![JohnSnowLabs](https://nlp.johnsnowlabs.com/assets/images/logo.png)

[![Open In Colab](https://colab.research.google.com/assets/colab-badge.svg)](https://githubtocolab.com/JohnSnowLabs/spark-nlp-workshop/blob/master/tutorials/streamlit_notebooks/TEXT_PREPROCESSING.ipynb)




# **Pre-Process text:**
## **Convert text to tokens, remove punctuation, stop words, perform stemming and lemmatization using Spark NLP's annotators**

**Demo of the following annotators:**


* SentenceDetector
* Tokenizer
* Normalizer
* Stemmer
* Lemmatizer
* StopWordsCleaner

## 1. Colab Setup

# Install PySpark and Spark NLP
! pip install -q pyspark==3.3.0 spark-nlp==4.2.8

In [0]:
import json
import pandas as pd
import numpy as np

import sparknlp
import pyspark.sql.functions as F

from pyspark.ml import Pipeline
from pyspark.sql import SparkSession
from sparknlp.annotator import *
from sparknlp.base import *
from sparknlp.pretrained import PretrainedPipeline
from pyspark.sql.types import StringType, IntegerType

## 2. Start Spark Session

In [0]:
spark = sparknlp.start()
print ("Spark NLP Version :", sparknlp.version())
spark

## 3. Setting sample text

In [0]:
## Generating Example Files ##

text_list = ["""The Geneva Motor Show, the first major car show of the year, opens tomorrow with U.S. Car makers hoping to make new inroads into European markets due to the cheap dollar, automobile executives said. Ford Motor Co and General Motors Corp sell cars in Europe, where about 10.5 mln new cars a year are bought.
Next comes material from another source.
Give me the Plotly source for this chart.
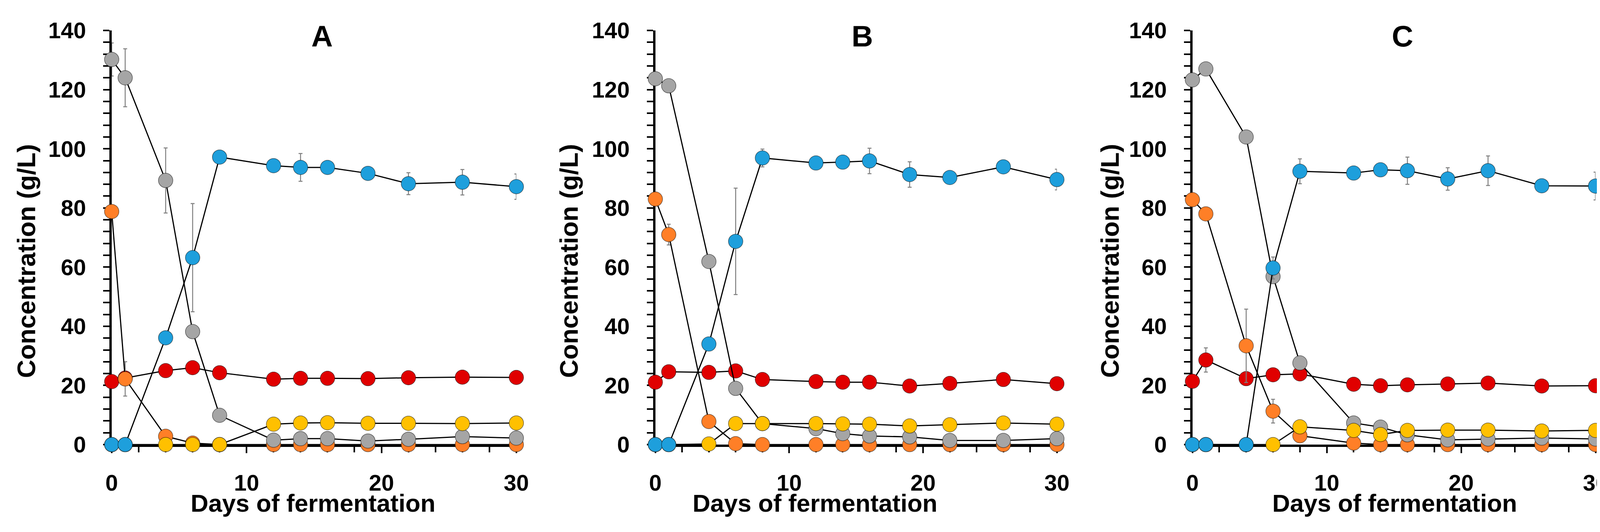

GM also makes a few thousand in North American plants for European export.""",]

## 4. Download lemma reference file. (you may also use a pre-trained lemmatization model)

#getting lemma files
!wget https://raw.githubusercontent.com/mahavivo/vocabulary/master/lemmas/AntBNC_lemmas_ver_001.txt

## 5. Define Spark NLP pipleline

In [0]:
documentAssembler = DocumentAssembler()\
    .setInputCol("text")\
    .setOutputCol("document")

sentenceDetector = SentenceDetector()\
    .setInputCols(['document'])\
    .setOutputCol('sentences')
tokenizer = Tokenizer() \
    .setInputCols(["document"]) \
    .setOutputCol("token")

normalizer = Normalizer() \
    .setInputCols(["token"]) \
    .setOutputCol("normalized")\
    .setLowercase(True)\
    .setCleanupPatterns(["[^\w\d\s]"])

stopwords_cleaner = StopWordsCleaner()\
    .setInputCols("token")\
    .setOutputCol("removed_stopwords")\
    .setCaseSensitive(False)\

nlpPipeline = Pipeline(stages=[documentAssembler,
                               sentenceDetector,
                               tokenizer,
                               normalizer,
                               stopwords_cleaner,

])


## 6. Run pipeline

In [0]:
df = spark.createDataFrame(text_list, StringType()).toDF("text")
result = nlpPipeline.fit(df).transform(df)

## 7. Visualize Results

In [0]:
# sentences in the text
result.select(F.explode(F.arrays_zip(result.sentences.result)).alias("cols")) \
      .select(F.expr("cols['0']").alias("sentences")).show(truncate=False)


In [0]:
# tokens in the text
result.select(F.explode(F.arrays_zip(result.token.result)).alias("cols")) \
      .select(F.expr("cols['0']").alias("tokens")).show(truncate=False)

In [0]:
# eliminated punctuation
result.select(F.explode(F.arrays_zip(result.normalized.result)).alias("cols")) \
      .select(F.expr("cols['0']").alias("normalized_tokens")).show(truncate=False)

# stemmed tokens
result.select(F.explode(F.arrays_zip(result.stem.result)).alias("cols")) \
      .select(F.expr("cols['0']").alias("token_stems")).show(truncate=False)

In [0]:
# removed_stopwords
result.select(F.explode(F.arrays_zip(result.removed_stopwords.result)).alias("cols")) \
      .select(F.expr("cols['0']").alias("removed_stopwords")).show(truncate=False)

# lemmatization
result.select(F.explode(F.arrays_zip(result.lemma.result)).alias("cols")) \
      .select(F.expr("cols['0']").alias("lemma")).show(truncate=False)